• **GIVEN DATA**:

——————————

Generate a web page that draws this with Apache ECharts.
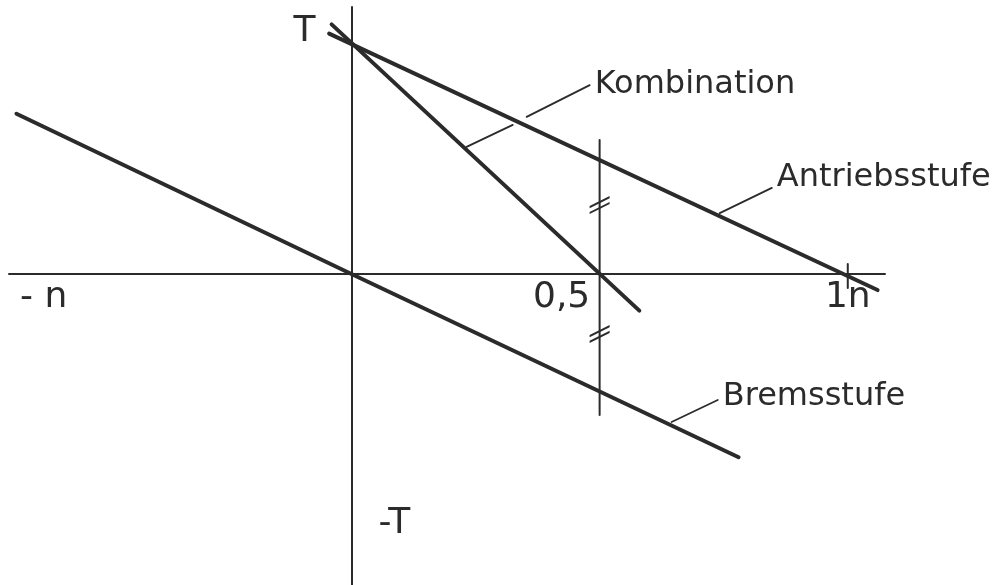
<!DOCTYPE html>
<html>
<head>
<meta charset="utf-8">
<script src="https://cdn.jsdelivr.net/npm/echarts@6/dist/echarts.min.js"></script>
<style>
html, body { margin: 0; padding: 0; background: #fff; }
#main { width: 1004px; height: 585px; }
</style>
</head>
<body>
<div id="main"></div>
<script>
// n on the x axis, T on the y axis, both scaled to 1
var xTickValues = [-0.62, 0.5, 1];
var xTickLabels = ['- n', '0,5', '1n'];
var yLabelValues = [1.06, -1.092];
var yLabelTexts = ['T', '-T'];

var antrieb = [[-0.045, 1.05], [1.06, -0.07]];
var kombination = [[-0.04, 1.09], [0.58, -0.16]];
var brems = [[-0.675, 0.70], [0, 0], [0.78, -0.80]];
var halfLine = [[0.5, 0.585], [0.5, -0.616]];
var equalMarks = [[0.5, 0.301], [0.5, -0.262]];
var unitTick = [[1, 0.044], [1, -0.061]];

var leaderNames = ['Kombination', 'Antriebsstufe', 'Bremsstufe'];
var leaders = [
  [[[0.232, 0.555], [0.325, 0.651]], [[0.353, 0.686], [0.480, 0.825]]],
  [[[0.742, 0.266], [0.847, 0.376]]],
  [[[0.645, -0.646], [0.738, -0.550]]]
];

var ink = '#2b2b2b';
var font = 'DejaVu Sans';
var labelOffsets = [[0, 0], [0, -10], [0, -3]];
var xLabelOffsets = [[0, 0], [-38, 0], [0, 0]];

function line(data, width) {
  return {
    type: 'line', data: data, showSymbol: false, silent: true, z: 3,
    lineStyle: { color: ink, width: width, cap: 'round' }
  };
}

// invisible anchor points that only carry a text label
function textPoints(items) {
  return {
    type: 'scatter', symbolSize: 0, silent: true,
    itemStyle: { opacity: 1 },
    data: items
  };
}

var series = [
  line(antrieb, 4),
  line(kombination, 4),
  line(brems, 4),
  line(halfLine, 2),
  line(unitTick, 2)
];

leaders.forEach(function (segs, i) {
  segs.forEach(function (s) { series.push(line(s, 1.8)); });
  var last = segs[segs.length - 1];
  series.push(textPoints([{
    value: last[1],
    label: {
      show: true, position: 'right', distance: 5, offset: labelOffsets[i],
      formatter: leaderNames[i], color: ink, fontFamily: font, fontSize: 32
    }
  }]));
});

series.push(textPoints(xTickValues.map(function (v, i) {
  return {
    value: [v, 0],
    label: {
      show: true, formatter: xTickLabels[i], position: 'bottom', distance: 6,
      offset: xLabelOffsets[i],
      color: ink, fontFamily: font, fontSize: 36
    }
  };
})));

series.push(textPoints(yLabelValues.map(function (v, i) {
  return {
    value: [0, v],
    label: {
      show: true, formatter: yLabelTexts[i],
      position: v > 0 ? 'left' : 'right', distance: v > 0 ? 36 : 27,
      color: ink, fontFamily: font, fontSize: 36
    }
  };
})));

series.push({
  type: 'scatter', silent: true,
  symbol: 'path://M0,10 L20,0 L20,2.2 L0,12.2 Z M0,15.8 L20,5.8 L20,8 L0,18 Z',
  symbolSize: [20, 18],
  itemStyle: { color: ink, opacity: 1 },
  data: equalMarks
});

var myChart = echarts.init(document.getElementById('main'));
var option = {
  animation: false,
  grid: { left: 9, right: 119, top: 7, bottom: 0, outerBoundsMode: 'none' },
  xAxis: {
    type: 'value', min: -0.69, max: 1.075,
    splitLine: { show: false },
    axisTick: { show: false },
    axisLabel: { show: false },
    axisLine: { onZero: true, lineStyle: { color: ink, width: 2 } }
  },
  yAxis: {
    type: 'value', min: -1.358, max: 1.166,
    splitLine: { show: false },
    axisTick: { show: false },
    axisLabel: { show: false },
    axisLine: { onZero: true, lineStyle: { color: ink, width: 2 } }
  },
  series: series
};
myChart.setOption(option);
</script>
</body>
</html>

——————————

• **WORK INSTRUCTIONS**: Go through the material above and print all of it exactly, except the pictures.

• **SOLUTION**:
Generate a web page that draws this with Apache ECharts.
<!DOCTYPE html>
<html>
<head>
<meta charset="utf-8">
<script src="https://cdn.jsdelivr.net/npm/echarts@6/dist/echarts.min.js"></script>
<style>
html, body { margin: 0; padding: 0; background: #fff; }
#main { width: 1004px; height: 585px; }
</style>
</head>
<body>
<div id="main"></div>
<script>
// n on the x axis, T on the y axis, both scaled to 1
var xTickValues = [-0.62, 0.5, 1];
var xTickLabels = ['- n', '0,5', '1n'];
var yLabelValues = [1.06, -1.092];
var yLabelTexts = ['T', '-T'];

var antrieb = [[-0.045, 1.05], [1.06, -0.07]];
var kombination = [[-0.04, 1.09], [0.58, -0.16]];
var brems = [[-0.675, 0.70], [0, 0], [0.78, -0.80]];
var halfLine = [[0.5, 0.585], [0.5, -0.616]];
var equalMarks = [[0.5, 0.301], [0.5, -0.262]];
var unitTick = [[1, 0.044], [1, -0.061]];

var leaderNames = ['Kombination', 'Antriebsstufe', 'Bremsstufe'];
var leaders = [
  [[[0.232, 0.555], [0.325, 0.651]], [[0.353, 0.686], [0.480, 0.825]]],
  [[[0.742, 0.266], [0.847, 0.376]]],
  [[[0.645, -0.646], [0.738, -0.550]]]
];

var ink = '#2b2b2b';
var font = 'DejaVu Sans';
var labelOffsets = [[0, 0], [0, -10], [0, -3]];
var xLabelOffsets = [[0, 0], [-38, 0], [0, 0]];

function line(data, width) {
  return {
    type: 'line', data: data, showSymbol: false, silent: true, z: 3,
    lineStyle: { color: ink, width: width, cap: 'round' }
  };
}

// invisible anchor points that only carry a text label
function textPoints(items) {
  return {
    type: 'scatter', symbolSize: 0, silent: true,
    itemStyle: { opacity: 1 },
    data: items
  };
}

var series = [
  line(antrieb, 4),
  line(kombination, 4),
  line(brems, 4),
  line(halfLine, 2),
  line(unitTick, 2)
];

leaders.forEach(function (segs, i) {
  segs.forEach(function (s) { series.push(line(s, 1.8)); });
  var last = segs[segs.length - 1];
  series.push(textPoints([{
    value: last[1],
    label: {
      show: true, position: 'right', distance: 5, offset: labelOffsets[i],
      formatter: leaderNames[i], color: ink, fontFamily: font, fontSize: 32
    }
  }]));
});

series.push(textPoints(xTickValues.map(function (v, i) {
  return {
    value: [v, 0],
    label: {
      show: true, formatter: xTickLabels[i], position: 'bottom', distance: 6,
      offset: xLabelOffsets[i],
      color: ink, fontFamily: font, fontSize: 36
    }
  };
})));

series.push(textPoints(yLabelValues.map(function (v, i) {
  return {
    value: [0, v],
    label: {
      show: true, formatter: yLabelTexts[i],
      position: v > 0 ? 'left' : 'right', distance: v > 0 ? 36 : 27,
      color: ink, fontFamily: font, fontSize: 36
    }
  };
})));

series.push({
  type: 'scatter', silent: true,
  symbol: 'path://M0,10 L20,0 L20,2.2 L0,12.2 Z M0,15.8 L20,5.8 L20,8 L0,18 Z',
  symbolSize: [20, 18],
  itemStyle: { color: ink, opacity: 1 },
  data: equalMarks
});

var myChart = echarts.init(document.getElementById('main'));
var option = {
  animation: false,
  grid: { left: 9, right: 119, top: 7, bottom: 0, outerBoundsMode: 'none' },
  xAxis: {
    type: 'value', min: -0.69, max: 1.075,
    splitLine: { show: false },
    axisTick: { show: false },
    axisLabel: { show: false },
    axisLine: { onZero: true, lineStyle: { color: ink, width: 2 } }
  },
  yAxis: {
    type: 'value', min: -1.358, max: 1.166,
    splitLine: { show: false },
    axisTick: { show: false },
    axisLabel: { show: false },
    axisLine: { onZero: true, lineStyle: { color: ink, width: 2 } }
  },
  series: series
};
myChart.setOption(option);
</script>
</body>
</html>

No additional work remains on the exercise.